Consider the letters 'a' and 'A'. Which comes first? Without collation and using US-ASCII, 'A' is 0x41 while 'a' is 0x61, so A comes before a. In EBCDIC, the reverse (order) is true. To make these sort the same way independently of the character set used, you'd need to specify collations that decide wether an 'a' comes before or after an 'A'.
Now, enter the letters ä and Ä which are not the same as a and A with diacritic mark umlaut/diaeresis/trema - in the collation, while being the exact same thing in the character set. That is, there is no charset difference between swedish ä and german ä.

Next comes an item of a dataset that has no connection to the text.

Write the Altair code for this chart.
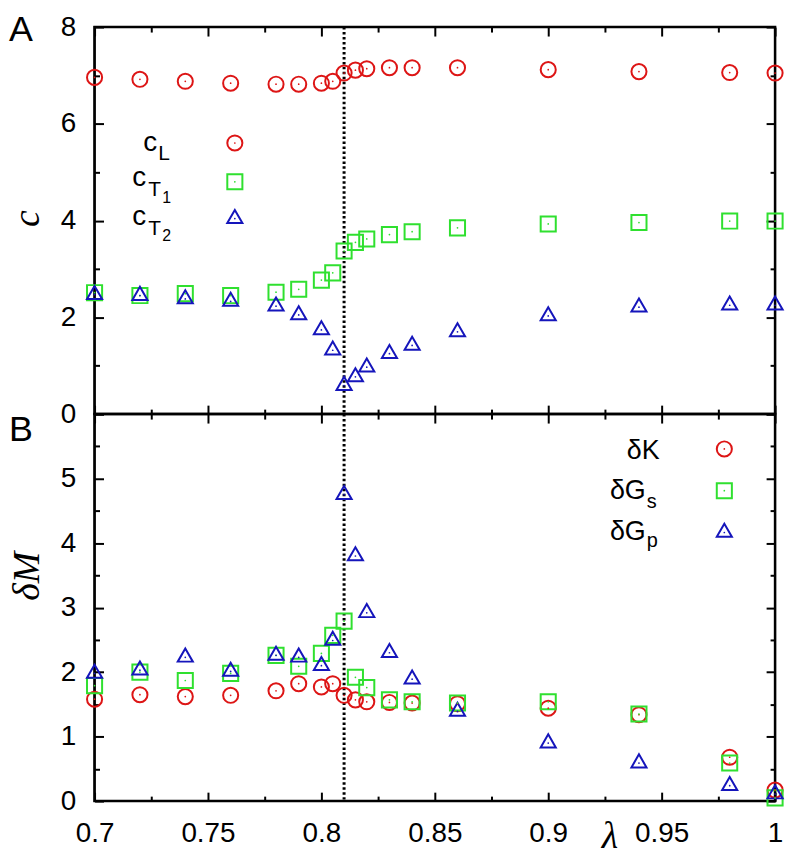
import altair as alt
import pandas as pd

# ---------------- data ----------------
lam = [0.70, 0.72, 0.74, 0.76, 0.78, 0.79, 0.80, 0.805, 0.81, 0.815,
       0.82, 0.83, 0.84, 0.86, 0.90, 0.94, 0.98, 1.00]

c_L = [6.96, 6.92, 6.88, 6.84, 6.82, 6.82, 6.84, 6.88, 7.05, 7.11,
       7.14, 7.16, 7.16, 7.16, 7.12, 7.08, 7.06, 7.05]
c_T1 = [2.51, 2.45, 2.49, 2.45, 2.52, 2.58, 2.77, 2.92, 3.37, 3.55,
        3.62, 3.71, 3.77, 3.85, 3.93, 3.96, 3.99, 3.99]
c_T2 = [2.47, 2.45, 2.38, 2.33, 2.23, 2.05, 1.74, 1.32, 0.59, 0.77,
        0.97, 1.25, 1.42, 1.70, 2.03, 2.21, 2.25, 2.25]

d_K = [1.58, 1.65, 1.62, 1.64, 1.71, 1.82, 1.77, 1.82, 1.64, 1.57,
       1.54, 1.53, 1.52, 1.51, 1.44, 1.34, 0.68, 0.17]
d_Gs = [1.79, 2.00, 1.87, 1.98, 2.26, 2.09, 2.29, 2.57, 2.79, 1.92,
        1.76, 1.57, 1.54, 1.52, 1.54, 1.35, 0.59, 0.05]
d_Gp = [1.98, 2.03, 2.23, 2.01, 2.26, 2.23, 2.10, 2.49, 4.75, 3.80,
        2.92, 2.30, 1.89, 1.39, 0.90, 0.59, 0.24, 0.11]

transition = [0.81]

top_names = ["cL", "cT1", "cT2"]
bot_names = ["dK", "dGs", "dGp"]

x_major = [0.7, 0.75, 0.8, 0.85, 0.9, 0.95, 1.0]
x_minor = [0.725, 0.775, 0.825, 0.875, 0.925, 0.975]
x_ends = [0.7, 1.0]
top_y_major = [0, 2, 4, 6, 8]
top_y_minor = [1, 3, 5, 7]
bot_y_major = [0, 1, 2, 3, 4, 5, 6]
bot_y_minor = [0.5, 1.5, 2.5, 3.5, 4.5, 5.5]

# ---------------- style ----------------
W, H = 684, 389
COLORS = ["#dd1515", "#2fe02f", "#1515bb"]
TRI = "M0,-1.1547L1,0.5774L-1,0.5774Z"
SHAPES = ["circle", "square", TRI]
SANS = "Liberation Sans"
SERIF = "Liberation Serif"
MAJ, MIN = 9, 5


def make_df(names, series):
    rows = []
    for name, vals in zip(names, series):
        for l, v in zip(lam, vals):
            rows.append({"lam": l, "val": v, "series": name})
    return pd.DataFrame(rows)


def ax(orient, values, size, labels=False, **kw):
    return alt.Axis(orient=orient, values=values, tickSize=size, offset=-size,
                    domain=False, grid=False, labels=labels, ticks=True,
                    tickColor="black", tickWidth=2, title=None,
                    labelFont=SANS, labelFontSize=28, labelColor="black",
                    labelPadding=19, labelFlush=False, labelOverlap=False,
                    format="~g", **kw)


one = pd.DataFrame({"k": [0]})


def txt(s, x, y, size, align="left", font=SANS, style="normal", angle=0, baseline="alphabetic"):
    return alt.Chart(one).mark_text(text=s, align=align, baseline=baseline, font=font,
                                    fontSize=size, fontStyle=style, angle=angle,
                                    color="black").encode(x=alt.value(x), y=alt.value(y))


def sym(shape, color, x, y):
    return alt.Chart(one).mark_point(shape=shape, filled=False, strokeWidth=2, size=230,
                                     color=color, opacity=1).encode(x=alt.value(x), y=alt.value(y))


def dot(color, x, y):
    return alt.Chart(one).mark_point(shape="circle", filled=True, size=3,
                                     color=color, opacity=1).encode(x=alt.value(x), y=alt.value(y))


def panel(df, names, ydomain, ymaj, ymin, xlabels, ylabel_expr, extras):
    xs = alt.Scale(domain=[0.7, 1.0], nice=False, zero=False)
    ys = alt.Scale(domain=ydomain, nice=False, zero=False)
    color = alt.Color("series:N", scale=alt.Scale(domain=names, range=COLORS), legend=None)
    shape = alt.Shape("series:N", scale=alt.Scale(domain=names, range=SHAPES), legend=None)
    base = alt.Chart(df)

    # plot frame: a rectangle spanning the full scale domains
    box_df = pd.DataFrame({"x1": [x_ends[0]], "x2": [x_ends[1]],
                           "y1": [ydomain[0]], "y2": [ydomain[1]]})
    box = alt.Chart(box_df).mark_rect(fill="white", fillOpacity=0, stroke="black",
                                      strokeWidth=2.5, strokeOpacity=1).encode(
        x=alt.X("x1:Q", scale=xs, axis=None), x2="x2:Q",
        y=alt.Y("y1:Q", scale=ys, axis=None), y2="y2:Q")

    rule = alt.Chart(pd.DataFrame({"lam": transition})).mark_rule(
        strokeDash=[2.5, 2.5], strokeWidth=3, color="black", strokeCap="butt"
    ).encode(x=alt.X("lam:Q", scale=xs, axis=None))

    pts = base.mark_point(filled=False, strokeWidth=2, size=230, opacity=1).encode(
        x=alt.X("lam:Q", scale=xs, axis=ax("bottom", x_major, MAJ, labels=xlabels)),
        y=alt.Y("val:Q", scale=ys, axis=ax("left", ymaj, MAJ, labels=True, labelExpr=ylabel_expr)),
        color=color, shape=shape)

    dots = base.mark_point(filled=True, size=3, shape="circle", opacity=1).encode(
        x=alt.X("lam:Q", scale=xs, axis=None),
        y=alt.Y("val:Q", scale=ys, axis=None),
        color=color)

    def axl(xa, ya):
        return base.mark_point(opacity=0).encode(
            x=alt.X("lam:Q", scale=xs, axis=xa),
            y=alt.Y("val:Q", scale=ys, axis=ya))

    a2 = axl(ax("bottom", x_minor, MIN), ax("left", ymin, MIN))
    a3 = axl(ax("top", x_major, MAJ), ax("right", ymaj, MAJ))
    a4 = axl(ax("top", x_minor, MIN), ax("right", ymin, MIN))

    return alt.layer(box, rule, pts, dots, a2, a3, a4, *extras).properties(
        width=W, height=H).resolve_axis(x="independent", y="independent")


# ---------------- top panel ----------------
top_extra = [
    txt("A", -86, 13.5, 36),
    txt("c", -56, 192.5, 38, align="center", font=SERIF, style="italic", angle=270),
    txt("c", 63, 124.5, 28, align="right"),
    txt("L", 64, 133.5, 21),
    txt("c", 52, 159.5, 28, align="right"),
    txt("T", 54, 169.5, 21),
    txt("1", 68, 176.5, 16),
    txt("c", 52, 198.5, 28, align="right"),
    txt("T", 54, 208.5, 21),
    txt("2", 68, 215.5, 16),
    sym("circle", COLORS[0], 141, 116.5), dot(COLORS[0], 141, 116.5),
    sym("square", COLORS[1], 141, 155.5), dot(COLORS[1], 141, 155.5),
    sym(TRI, COLORS[2], 141, 192.5), dot(COLORS[2], 141, 192.5),
]

bot_extra = [
    txt("B", -86, 27, 36),
    txt("δM", -56, 163, 38, align="center", font=SERIF, style="italic", angle=270),
    txt("λ", 518, 436, 38, align="center", font=SERIF, style="italic"),
    txt("δK", 568, 45, 27, align="right"),
    txt("δG", 554, 85, 27, align="right"),
    txt("s", 555, 94, 20),
    txt("δG", 554, 127, 27, align="right"),
    txt("p", 555, 134, 20),
    sym("circle", COLORS[0], 633, 35), dot(COLORS[0], 633, 35),
    sym("square", COLORS[1], 633, 77), dot(COLORS[1], 633, 77),
    sym(TRI, COLORS[2], 633, 119), dot(COLORS[2], 633, 119),
]

top = panel(make_df(top_names, [c_L, c_T1, c_T2]), top_names, [0, 8],
            top_y_major, top_y_minor, False, "datum.label", top_extra)
bottom = panel(make_df(bot_names, [d_K, d_Gs, d_Gp]), bot_names, [0, 6],
               bot_y_major, bot_y_minor, True,
               "datum.value == 6 ? '' : datum.label", bot_extra)

chart = alt.vconcat(top, bottom, spacing=0, bounds="flush").properties(
    padding=0
).configure_view(stroke="black", strokeWidth=2)

chart.save("out.html", embed_options={"renderer": "svg", "actions": False})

The letters ä and Ä sort at the end of the alphabet while the letters a and A with trema (i.e. ä and Ä) sort as a and A. So, if you're using mysql and specify a collation of utf8_general_ci, you'd get this sort order
Äa
Az
B
while specifying utf8_swedish_ci (where ä and Ä are actual letters), you'd get
Az
B
Äa
Also note that the collation specifies wether "a" == "ä" or not (general_ci => true, swedish_ci => false).